Health care providers from the English-speaking Caribbean participated in a virtual course on Stigma reduction

One hundred and seven primary health care providers from sixteen English speaking countries from the sub-region of the Caribbean (Antigua, Barbuda, Barbados, Bahamas, Belize, British Virgin Islands, Cayman Islands, Grenada, Guyana, Jamaica, Monserrat, Trinidad & Tobago,  Turks & Caicos, Suriname, Saint Kitts & Nevis, and Saint Lucia), enrolled in the Region’s first virtual course on stigma reduction. The sixteen-week virtual training, organized by the Pan American Health Organization, Mental Health and Substance Use Unit, in collaboration with the Mental Health Commission of Canada (MHCC), aims to reduce stigma within the healthcare setting.

A second cohort of the “Understanding Stigma and Strengthening Cognitive Behavioral Interpersonal Skills” virtual course will be hosted for primary health care providers from the sub-region of the Caribbean. The training is scheduled to run from 15 August to 30 November 2022. Call for applications to participate in it is now open in the Virtual Campus of Public Health at Understanding Stigma and Cognitive Behavioural Interpersonal Skills - 2022The deadline for the submission of applications is 25 July 2022

The virtual course “Understanding Stigma (US) and Strengthening Cognitive Behavioral Interpersonal Skills (CBIS),” offered through the PAHO Virtual Campus for Public Health, seamlessly combines two evidence-based stigma-reduction programs into one course. It introduces participants to an organized approach to developing an action plan to address stigma within the healthcare setting via user-friendly interventions tailored to mental health service users’ specific needs.

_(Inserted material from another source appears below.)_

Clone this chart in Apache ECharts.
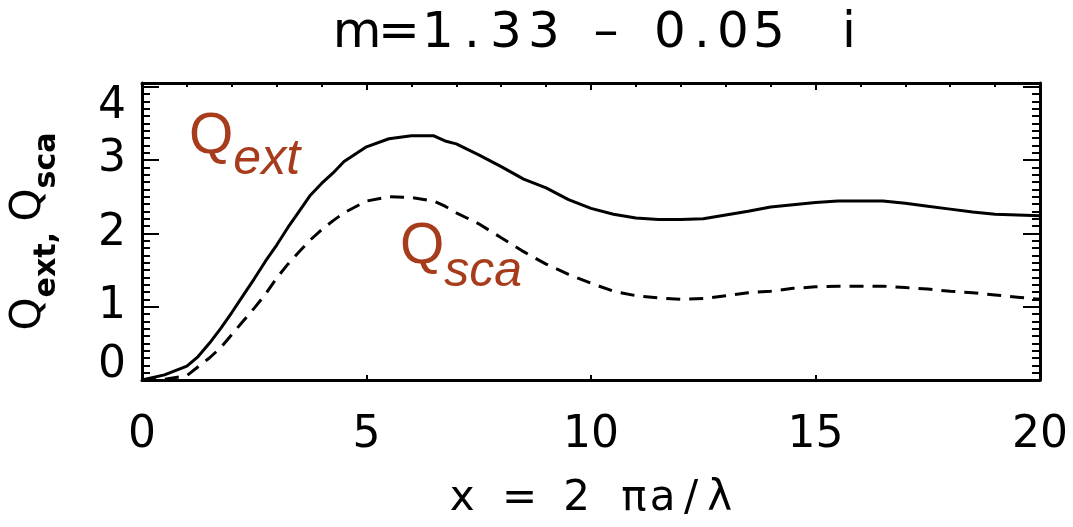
<!DOCTYPE html>
<html>
<head>
<meta charset="utf-8">
<script src="https://cdn.jsdelivr.net/npm/echarts@6/dist/echarts.min.js"></script>
<style>html,body{margin:0;padding:0;background:#fff}#c{width:1073px;height:527px}</style>
</head>
<body>
<div id="c"></div>
<script>
// ---- data ----
const xValues = [0, 0.5, 1.0, 1.25, 1.5, 1.75, 2.0, 2.25, 2.5, 2.75, 3.0, 3.25, 3.5, 3.75, 4.0, 4.25, 4.5, 5.0, 5.5, 6.0, 6.5, 6.75, 7.0, 7.5, 8.0, 8.5, 9.0, 9.5, 10.0, 10.5, 11.0, 11.5, 12.0, 12.5, 13.0, 13.5, 14.0, 14.5, 15.0, 15.5, 16.0, 16.5, 17.0, 17.5, 18.0, 18.5, 19.0, 19.5, 20.0];
const qExt = [0, 0.07, 0.19, 0.32, 0.50, 0.70, 0.92, 1.15, 1.38, 1.62, 1.84, 2.08, 2.30, 2.52, 2.68, 2.82, 2.98, 3.18, 3.29, 3.33, 3.33, 3.26, 3.22, 3.07, 2.91, 2.74, 2.62, 2.46, 2.34, 2.26, 2.21, 2.19, 2.19, 2.20, 2.25, 2.30, 2.36, 2.39, 2.42, 2.44, 2.44, 2.44, 2.41, 2.37, 2.33, 2.29, 2.26, 2.25, 2.24];
const qSca = [0, 0.01, 0.06, 0.18, 0.30, 0.44, 0.62, 0.80, 0.98, 1.17, 1.39, 1.58, 1.75, 1.91, 2.05, 2.17, 2.28, 2.44, 2.50, 2.49, 2.44, 2.37, 2.28, 2.13, 1.94, 1.75, 1.58, 1.44, 1.32, 1.21, 1.15, 1.12, 1.10, 1.11, 1.15, 1.19, 1.21, 1.25, 1.27, 1.28, 1.28, 1.28, 1.26, 1.24, 1.21, 1.19, 1.16, 1.13, 1.10];
const xTicks = [0, 5, 10, 15, 20];
const yTicks = [0, 1, 2, 3, 4];
const titleText = 'm=1.33 \u2013 0.05 i';
const xName = 'x = 2 \u03c0a/\u03bb';

// ---- chart ----
const chart = echarts.init(document.getElementById('c'), null, {renderer: 'canvas'});
const pair = (ys) => xValues.map((x, i) => [x, ys[i]]);
const FONT = 'DejaVu Sans';

// character cells (IDL-like spacing); widths are layout only
const titleCellW = [44, 40, 38, 30, 38, 38, 22, 42, 24, 38, 26, 36, 36, 44, 36];
function cellText(s, widths) {
  return Array.from(s).map((ch, i) => '{w' + i + '|' + (ch === ' ' ? '\u00a0' : ch) + '}').join('');
}
function cellRich(s, widths, size) {
  const r = {};
  Array.from(s).forEach((ch, i) => {
    r['w' + i] = {fontFamily: FONT, fontSize: size, color: '#000', width: widths[i], align: 'center'};
  });
  return r;
}
const xNameCellW = Array.from(xName).map(() => 28.6);

const axisLine = {show: true, onZero: false, lineStyle: {color: '#000', width: 3}};
const tickStyle = {color: '#000', width: 2};

chart.setOption({
  animation: false,
  backgroundColor: '#fff',
  title: {
    text: cellText(titleText, titleCellW),
    left: 330, top: 4,
    textStyle: {
      fontFamily: FONT, fontSize: 50, fontWeight: 'normal', color: '#000',
      rich: cellRich(titleText, titleCellW, 50)
    }
  },
  grid: {left: 140, right: 33, top: 83, bottom: 147, containLabel: false},
  xAxis: [{
    type: 'value', position: 'bottom', min: 0, max: 20, interval: 5,
    axisLine: axisLine,
    axisTick: {show: true, inside: true, length: 5, lineStyle: tickStyle},
    minorTick: {show: false},
    splitLine: {show: false},
    axisLabel: {
      margin: 34, fontFamily: FONT, fontSize: 44, color: '#000',
      formatter: (v) => xTicks.includes(v) ? String(v) : ''
    },
    name: cellText(xName, xNameCellW), nameLocation: 'middle', nameGap: 98,
    nameTextStyle: {
      fontFamily: FONT, fontSize: 42, color: '#000',
      rich: cellRich(xName, xNameCellW, 42)
    }
  }, {
    type: 'value', position: 'top', min: 0, max: 20, interval: 5,
    axisLine: axisLine,
    axisTick: {show: true, inside: true, length: 7, lineStyle: tickStyle},
    minorTick: {show: true, splitNumber: 5, length: 4, lineStyle: tickStyle},
    splitLine: {show: false}, axisLabel: {show: false}
  }],
  yAxis: [{
    type: 'value', position: 'left', min: 0, max: 4.05, interval: 1,
    axisLine: axisLine,
    axisTick: {show: true, inside: true, length: 17, lineStyle: tickStyle},
    minorTick: {show: true, splitNumber: 10, length: 8, lineStyle: tickStyle},
    splitLine: {show: false},
    axisLabel: {
      margin: 16, fontFamily: FONT, fontSize: 44, color: '#000',
      formatter: (v) => {
        if (!yTicks.includes(v)) return '';
        if (v === yTicks[0]) return '{lo|' + v + '}';
        if (v === yTicks[yTicks.length - 1]) return '{hi|' + v + '}';
        return String(v);
      },
      rich: {
        lo: {fontFamily: FONT, fontSize: 44, color: '#000', padding: [0, 0, 28, 0]},
        hi: {fontFamily: FONT, fontSize: 44, color: '#000', padding: [40, 0, 0, 0]}
      }
    },
    name: '{q|Q}{s|ext, }{q|Q}{s|sca}', nameLocation: 'middle', nameRotate: 90, nameGap: 80,
    nameTextStyle: {
      fontFamily: FONT, color: '#000',
      rich: {
        q: {fontFamily: FONT, fontSize: 42, color: '#000', padding: [0, 0, 12, 0]},
        s: {fontFamily: FONT, fontSize: 30, color: '#000', fontWeight: 'bold', verticalAlign: 'bottom'}
      }
    }
  }, {
    type: 'value', position: 'right', min: 0, max: 4.05, interval: 1,
    axisLine: axisLine,
    axisTick: {show: true, inside: true, length: 17, lineStyle: tickStyle},
    minorTick: {show: true, splitNumber: 10, length: 8, lineStyle: tickStyle},
    splitLine: {show: false}, axisLabel: {show: false}
  }],
  series: [{
    name: 'Qext', type: 'line', data: pair(qExt), showSymbol: false, smooth: false,
    lineStyle: {color: '#000', width: 3}
  }, {
    name: 'Qsca', type: 'line', data: pair(qSca), showSymbol: false, smooth: false,
    lineStyle: {color: '#000', width: 3, type: [14, 9]}
  }],
  graphic: [{
    type: 'text', left: 189, top: 109,
    style: {
      text: '{q|Q}{s|ext}',
      rich: {
        q: {fontFamily: 'Liberation Sans', fontSize: 57, fill: '#A63C1C', padding: [0, 0, 19, 0]},
        s: {fontFamily: 'Liberation Sans', fontStyle: 'italic', fontSize: 50, fill: '#A63C1C', verticalAlign: 'bottom'}
      }
    }
  }, {
    type: 'text', left: 400, top: 219,
    style: {
      text: '{q|Q}{s|sca}',
      rich: {
        q: {fontFamily: 'Liberation Sans', fontSize: 57, fill: '#A63C1C', padding: [0, 0, 21, 0]},
        s: {fontFamily: 'Liberation Sans', fontStyle: 'italic', fontSize: 50, fill: '#A63C1C', verticalAlign: 'bottom'}
      }
    }
  }]
});
</script>
</body>
</html>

The course was delivered in two phases. Phase one, a pilot phase, delivered between 7  July to  9  August 2021. This phase allowed for the adaptation of the course’s material to the Caribbean context and the finetuning of the overall structure of training prior to the main sessions’ launch. The benefit of this phase was the emergence of champions who would later become tutors for the main course.

The main course, delivered from 16 August to 30 November 2021, comprised of seven synchronous and asynchronous modules, held weekly, for a total of 160 academic hours. At the conclusion of the 2021 delivery of the main training, 77% of the enrolled individuals were successfully certified in the course. These participants were reevaluated on knowledge gained via the course’s post-assessment survey. The findings for this evaluation showed statistically significant improvements in participants:

  • Overall confidence in the quality of mental healthcare provided to patients and reduction in implicit bias (stigma), which positively correlates with overall confidence in patients' quality of care.
  • Knowledge of the use of the non-pharmacological interventions presented in the course when treating depression, anxiety disorders, and other mental health conditions.
  • Confidence in assessing clients’ problems & strengths, as well as engaging clients in a range of mental healthcare interventions.

In addition to evaluating the knowledge gained post training, the assessment survey also provided a medium for participants to provide feedback on the course. A key comment captured from the anonymous post survey is presented here:

“The fact that it is so applicable and handy. The tools are an invaluable resource “For healthcare providers, using the tools is a good way to develop confidence in administering the same. It helps us with our provisional diagnosis and to evaluate patient response to treatment. It organizes our evaluation of symptoms for our patients. The tools are simple to use and interpret.”